> Data items
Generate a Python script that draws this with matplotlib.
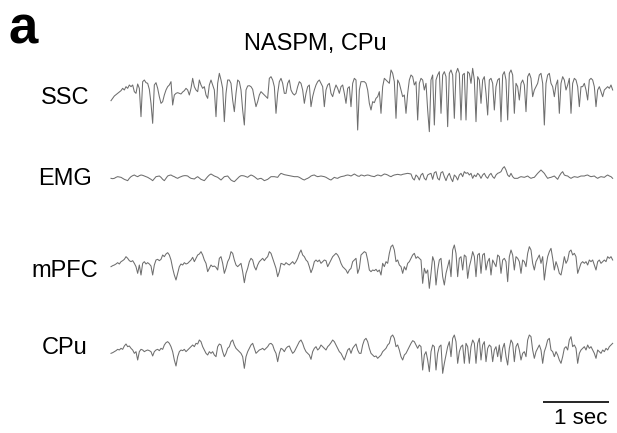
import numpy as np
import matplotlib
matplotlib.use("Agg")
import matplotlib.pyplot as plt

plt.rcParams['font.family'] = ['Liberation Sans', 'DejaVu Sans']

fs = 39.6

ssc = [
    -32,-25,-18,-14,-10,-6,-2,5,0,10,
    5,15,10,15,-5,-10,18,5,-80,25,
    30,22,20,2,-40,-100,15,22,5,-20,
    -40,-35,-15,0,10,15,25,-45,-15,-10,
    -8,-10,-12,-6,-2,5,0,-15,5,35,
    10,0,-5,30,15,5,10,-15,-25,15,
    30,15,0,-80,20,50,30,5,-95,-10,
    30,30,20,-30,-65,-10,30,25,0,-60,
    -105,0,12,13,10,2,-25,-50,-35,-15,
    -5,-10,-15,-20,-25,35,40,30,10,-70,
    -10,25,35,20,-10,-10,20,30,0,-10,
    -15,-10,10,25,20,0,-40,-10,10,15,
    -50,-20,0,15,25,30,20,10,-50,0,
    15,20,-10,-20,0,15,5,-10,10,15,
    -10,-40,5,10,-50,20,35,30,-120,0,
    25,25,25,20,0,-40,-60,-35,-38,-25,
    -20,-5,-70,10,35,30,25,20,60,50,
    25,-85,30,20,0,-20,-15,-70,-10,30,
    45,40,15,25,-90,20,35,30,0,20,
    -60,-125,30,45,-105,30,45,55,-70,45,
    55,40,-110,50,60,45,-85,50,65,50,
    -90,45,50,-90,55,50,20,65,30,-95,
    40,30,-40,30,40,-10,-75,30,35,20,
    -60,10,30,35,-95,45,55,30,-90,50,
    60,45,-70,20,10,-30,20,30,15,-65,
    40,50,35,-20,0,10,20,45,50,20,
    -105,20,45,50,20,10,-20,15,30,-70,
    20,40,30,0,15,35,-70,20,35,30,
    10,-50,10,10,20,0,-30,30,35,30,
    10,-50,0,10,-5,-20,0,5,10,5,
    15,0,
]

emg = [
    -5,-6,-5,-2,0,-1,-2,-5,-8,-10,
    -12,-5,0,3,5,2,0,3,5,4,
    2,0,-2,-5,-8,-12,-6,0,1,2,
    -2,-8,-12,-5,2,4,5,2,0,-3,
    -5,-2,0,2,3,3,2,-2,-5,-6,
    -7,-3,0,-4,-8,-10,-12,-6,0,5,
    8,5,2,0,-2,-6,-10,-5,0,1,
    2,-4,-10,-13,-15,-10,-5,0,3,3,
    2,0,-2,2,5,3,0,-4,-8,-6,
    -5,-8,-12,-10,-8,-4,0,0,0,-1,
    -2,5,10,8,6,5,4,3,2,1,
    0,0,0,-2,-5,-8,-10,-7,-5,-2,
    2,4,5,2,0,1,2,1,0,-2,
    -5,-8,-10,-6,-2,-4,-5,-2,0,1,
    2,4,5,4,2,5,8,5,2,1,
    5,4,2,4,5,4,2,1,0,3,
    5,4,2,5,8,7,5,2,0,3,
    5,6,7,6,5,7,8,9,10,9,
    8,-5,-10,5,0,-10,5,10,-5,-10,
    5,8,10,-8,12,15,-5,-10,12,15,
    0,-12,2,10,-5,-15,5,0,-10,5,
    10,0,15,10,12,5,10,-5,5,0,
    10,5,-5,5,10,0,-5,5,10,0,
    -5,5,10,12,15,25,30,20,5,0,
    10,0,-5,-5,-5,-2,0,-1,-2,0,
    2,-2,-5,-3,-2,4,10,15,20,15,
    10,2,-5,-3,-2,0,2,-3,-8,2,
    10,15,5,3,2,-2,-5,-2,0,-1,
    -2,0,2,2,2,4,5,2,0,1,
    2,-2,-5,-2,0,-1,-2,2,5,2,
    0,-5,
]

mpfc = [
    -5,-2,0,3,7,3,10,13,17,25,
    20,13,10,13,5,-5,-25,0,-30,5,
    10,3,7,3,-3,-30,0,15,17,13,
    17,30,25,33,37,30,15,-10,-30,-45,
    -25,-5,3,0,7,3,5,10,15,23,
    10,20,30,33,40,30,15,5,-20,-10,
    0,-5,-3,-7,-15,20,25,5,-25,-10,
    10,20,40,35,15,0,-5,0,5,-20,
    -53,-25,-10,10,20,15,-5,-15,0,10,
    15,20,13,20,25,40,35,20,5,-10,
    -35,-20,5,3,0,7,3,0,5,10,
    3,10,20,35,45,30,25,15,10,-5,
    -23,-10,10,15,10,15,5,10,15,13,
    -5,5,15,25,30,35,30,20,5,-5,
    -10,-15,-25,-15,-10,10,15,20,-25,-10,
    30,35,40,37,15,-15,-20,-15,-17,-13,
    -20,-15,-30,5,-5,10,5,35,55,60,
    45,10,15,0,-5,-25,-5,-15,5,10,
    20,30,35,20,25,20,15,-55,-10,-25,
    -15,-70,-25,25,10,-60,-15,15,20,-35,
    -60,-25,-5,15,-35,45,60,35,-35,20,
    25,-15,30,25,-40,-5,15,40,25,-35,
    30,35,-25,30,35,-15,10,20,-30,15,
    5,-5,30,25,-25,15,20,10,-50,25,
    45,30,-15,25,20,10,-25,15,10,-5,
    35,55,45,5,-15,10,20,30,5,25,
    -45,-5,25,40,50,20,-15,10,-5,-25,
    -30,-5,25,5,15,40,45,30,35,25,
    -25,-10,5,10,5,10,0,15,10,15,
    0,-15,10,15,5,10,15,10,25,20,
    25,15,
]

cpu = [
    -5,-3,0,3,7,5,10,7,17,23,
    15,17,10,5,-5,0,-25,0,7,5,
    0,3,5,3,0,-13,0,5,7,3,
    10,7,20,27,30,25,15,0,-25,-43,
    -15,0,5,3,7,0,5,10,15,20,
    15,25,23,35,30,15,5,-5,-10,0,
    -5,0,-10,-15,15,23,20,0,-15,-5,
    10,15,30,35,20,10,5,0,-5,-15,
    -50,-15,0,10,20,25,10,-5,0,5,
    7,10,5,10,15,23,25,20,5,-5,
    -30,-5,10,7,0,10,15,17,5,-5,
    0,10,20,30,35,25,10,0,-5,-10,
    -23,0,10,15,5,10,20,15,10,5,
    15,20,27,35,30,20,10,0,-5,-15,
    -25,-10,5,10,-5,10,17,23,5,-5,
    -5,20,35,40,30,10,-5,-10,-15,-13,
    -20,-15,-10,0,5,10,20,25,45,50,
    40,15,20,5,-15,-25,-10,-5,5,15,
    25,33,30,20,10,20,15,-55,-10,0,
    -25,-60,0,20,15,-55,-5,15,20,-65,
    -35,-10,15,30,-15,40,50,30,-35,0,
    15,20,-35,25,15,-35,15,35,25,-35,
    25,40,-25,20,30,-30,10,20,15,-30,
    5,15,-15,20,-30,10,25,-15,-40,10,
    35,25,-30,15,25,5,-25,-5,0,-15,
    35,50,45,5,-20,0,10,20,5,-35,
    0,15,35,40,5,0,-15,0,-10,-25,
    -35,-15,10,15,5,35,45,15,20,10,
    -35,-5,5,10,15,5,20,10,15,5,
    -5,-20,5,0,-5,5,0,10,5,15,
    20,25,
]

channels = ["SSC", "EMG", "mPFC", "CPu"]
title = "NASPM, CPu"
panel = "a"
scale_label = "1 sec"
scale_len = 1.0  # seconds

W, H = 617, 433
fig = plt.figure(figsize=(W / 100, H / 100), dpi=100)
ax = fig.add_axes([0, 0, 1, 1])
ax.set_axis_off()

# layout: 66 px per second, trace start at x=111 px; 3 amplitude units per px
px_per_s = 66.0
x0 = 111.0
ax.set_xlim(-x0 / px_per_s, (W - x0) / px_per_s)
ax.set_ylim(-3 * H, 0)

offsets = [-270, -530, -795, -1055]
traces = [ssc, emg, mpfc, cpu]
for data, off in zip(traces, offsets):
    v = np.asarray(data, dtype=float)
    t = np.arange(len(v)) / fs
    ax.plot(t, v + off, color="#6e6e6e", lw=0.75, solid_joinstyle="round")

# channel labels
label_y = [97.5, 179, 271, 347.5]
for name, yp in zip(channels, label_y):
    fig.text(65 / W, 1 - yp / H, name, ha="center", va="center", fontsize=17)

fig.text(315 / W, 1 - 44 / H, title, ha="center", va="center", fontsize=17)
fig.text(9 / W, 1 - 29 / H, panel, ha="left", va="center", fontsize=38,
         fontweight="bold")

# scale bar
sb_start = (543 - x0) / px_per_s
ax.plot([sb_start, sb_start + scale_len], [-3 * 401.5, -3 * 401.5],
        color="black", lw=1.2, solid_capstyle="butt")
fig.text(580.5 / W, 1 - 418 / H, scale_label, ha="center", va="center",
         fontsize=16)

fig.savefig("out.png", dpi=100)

...

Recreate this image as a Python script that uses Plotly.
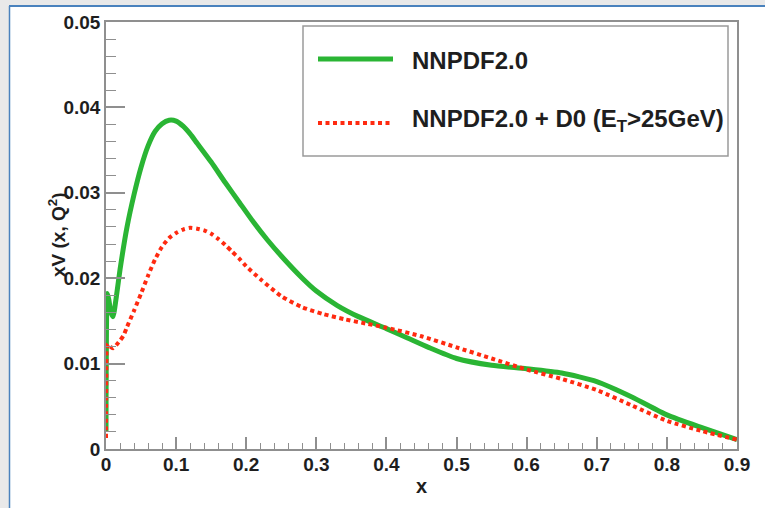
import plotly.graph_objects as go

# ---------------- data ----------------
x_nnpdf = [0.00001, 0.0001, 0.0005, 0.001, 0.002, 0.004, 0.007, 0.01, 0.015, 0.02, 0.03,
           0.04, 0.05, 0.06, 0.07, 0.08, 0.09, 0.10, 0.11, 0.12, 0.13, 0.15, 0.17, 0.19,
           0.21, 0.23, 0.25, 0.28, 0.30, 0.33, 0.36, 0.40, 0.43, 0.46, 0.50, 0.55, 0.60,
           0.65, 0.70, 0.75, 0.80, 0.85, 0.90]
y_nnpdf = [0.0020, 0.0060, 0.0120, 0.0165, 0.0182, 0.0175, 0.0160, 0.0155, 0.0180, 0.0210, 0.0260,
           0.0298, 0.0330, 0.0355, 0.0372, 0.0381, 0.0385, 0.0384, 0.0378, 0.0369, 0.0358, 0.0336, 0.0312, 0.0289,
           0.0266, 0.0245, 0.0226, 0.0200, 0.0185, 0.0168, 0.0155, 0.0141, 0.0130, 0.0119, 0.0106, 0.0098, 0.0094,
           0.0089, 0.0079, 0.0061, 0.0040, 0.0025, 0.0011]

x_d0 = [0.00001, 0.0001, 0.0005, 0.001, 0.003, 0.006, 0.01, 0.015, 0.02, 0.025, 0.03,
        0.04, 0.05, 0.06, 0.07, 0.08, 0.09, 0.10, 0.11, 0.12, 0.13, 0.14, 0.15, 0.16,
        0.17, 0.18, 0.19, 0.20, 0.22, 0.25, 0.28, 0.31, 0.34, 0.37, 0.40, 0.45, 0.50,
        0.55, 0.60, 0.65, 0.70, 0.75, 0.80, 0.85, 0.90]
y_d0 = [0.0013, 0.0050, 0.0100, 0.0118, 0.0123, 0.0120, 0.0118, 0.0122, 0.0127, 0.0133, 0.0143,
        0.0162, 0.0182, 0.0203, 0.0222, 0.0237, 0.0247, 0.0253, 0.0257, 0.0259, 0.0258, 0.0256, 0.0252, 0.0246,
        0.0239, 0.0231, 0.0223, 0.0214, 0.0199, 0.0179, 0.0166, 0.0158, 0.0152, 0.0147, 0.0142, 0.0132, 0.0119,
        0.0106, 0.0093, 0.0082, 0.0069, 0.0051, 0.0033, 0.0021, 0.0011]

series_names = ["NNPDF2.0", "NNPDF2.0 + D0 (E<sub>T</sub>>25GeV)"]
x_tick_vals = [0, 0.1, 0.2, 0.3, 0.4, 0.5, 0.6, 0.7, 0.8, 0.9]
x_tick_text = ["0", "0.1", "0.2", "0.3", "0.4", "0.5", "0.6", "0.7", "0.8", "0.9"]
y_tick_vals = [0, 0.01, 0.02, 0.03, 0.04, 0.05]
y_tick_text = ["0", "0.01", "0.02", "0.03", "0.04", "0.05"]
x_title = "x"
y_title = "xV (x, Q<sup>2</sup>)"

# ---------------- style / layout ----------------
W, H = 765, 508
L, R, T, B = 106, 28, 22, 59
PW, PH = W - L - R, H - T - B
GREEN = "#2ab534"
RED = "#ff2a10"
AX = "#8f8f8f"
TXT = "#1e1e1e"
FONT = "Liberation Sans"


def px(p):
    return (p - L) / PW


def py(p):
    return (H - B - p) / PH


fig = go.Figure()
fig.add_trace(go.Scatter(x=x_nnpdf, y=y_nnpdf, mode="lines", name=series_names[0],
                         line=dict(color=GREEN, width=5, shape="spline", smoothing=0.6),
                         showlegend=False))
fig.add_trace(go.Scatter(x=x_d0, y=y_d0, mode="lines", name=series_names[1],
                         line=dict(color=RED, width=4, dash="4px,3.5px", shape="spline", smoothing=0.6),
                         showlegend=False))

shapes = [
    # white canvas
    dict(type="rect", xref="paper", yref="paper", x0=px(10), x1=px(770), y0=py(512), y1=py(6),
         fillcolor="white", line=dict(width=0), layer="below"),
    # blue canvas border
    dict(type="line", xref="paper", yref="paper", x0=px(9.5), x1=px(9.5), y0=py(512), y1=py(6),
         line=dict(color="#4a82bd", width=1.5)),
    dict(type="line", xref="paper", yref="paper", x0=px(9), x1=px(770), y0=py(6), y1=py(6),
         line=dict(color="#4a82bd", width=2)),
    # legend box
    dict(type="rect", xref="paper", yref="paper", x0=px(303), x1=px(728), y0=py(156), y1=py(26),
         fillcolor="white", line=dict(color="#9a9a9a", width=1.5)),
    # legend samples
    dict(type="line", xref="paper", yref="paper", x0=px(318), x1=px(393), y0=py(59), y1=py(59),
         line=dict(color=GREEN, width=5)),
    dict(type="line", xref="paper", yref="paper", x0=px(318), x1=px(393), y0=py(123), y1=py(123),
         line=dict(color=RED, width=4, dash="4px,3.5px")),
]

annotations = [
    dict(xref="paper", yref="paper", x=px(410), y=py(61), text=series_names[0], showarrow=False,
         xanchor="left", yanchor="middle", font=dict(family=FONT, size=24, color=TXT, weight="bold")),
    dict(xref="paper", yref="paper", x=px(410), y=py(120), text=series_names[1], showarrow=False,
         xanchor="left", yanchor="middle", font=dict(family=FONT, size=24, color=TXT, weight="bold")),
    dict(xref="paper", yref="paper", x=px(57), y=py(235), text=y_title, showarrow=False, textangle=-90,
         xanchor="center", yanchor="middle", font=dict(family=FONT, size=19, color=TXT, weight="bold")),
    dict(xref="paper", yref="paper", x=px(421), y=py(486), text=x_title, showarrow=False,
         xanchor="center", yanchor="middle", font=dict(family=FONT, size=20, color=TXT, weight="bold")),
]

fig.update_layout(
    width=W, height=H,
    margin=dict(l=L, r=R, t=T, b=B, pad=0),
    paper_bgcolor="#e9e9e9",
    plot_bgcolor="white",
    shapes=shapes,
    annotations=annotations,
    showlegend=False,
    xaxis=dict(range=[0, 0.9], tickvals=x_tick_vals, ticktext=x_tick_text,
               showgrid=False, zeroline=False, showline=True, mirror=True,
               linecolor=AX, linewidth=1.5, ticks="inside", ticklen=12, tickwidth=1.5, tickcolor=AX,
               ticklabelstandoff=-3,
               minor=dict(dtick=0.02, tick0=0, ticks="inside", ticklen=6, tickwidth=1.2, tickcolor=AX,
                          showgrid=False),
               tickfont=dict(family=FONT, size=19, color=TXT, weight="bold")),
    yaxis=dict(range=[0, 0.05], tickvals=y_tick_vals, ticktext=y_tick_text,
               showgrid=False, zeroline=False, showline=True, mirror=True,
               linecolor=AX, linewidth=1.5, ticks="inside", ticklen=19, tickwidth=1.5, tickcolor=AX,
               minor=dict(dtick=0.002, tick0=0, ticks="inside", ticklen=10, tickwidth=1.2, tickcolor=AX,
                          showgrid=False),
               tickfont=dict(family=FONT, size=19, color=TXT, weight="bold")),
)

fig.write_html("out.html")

> Task goal
Only the lines between the line with "Recreate this image" and the line with "import plotly.graph_objects as go", inclusive, should be reproduced, exactly as written and without pictures.

> Result of this exercise
Recreate this image as a Python script that uses Plotly.
import plotly.graph_objects as go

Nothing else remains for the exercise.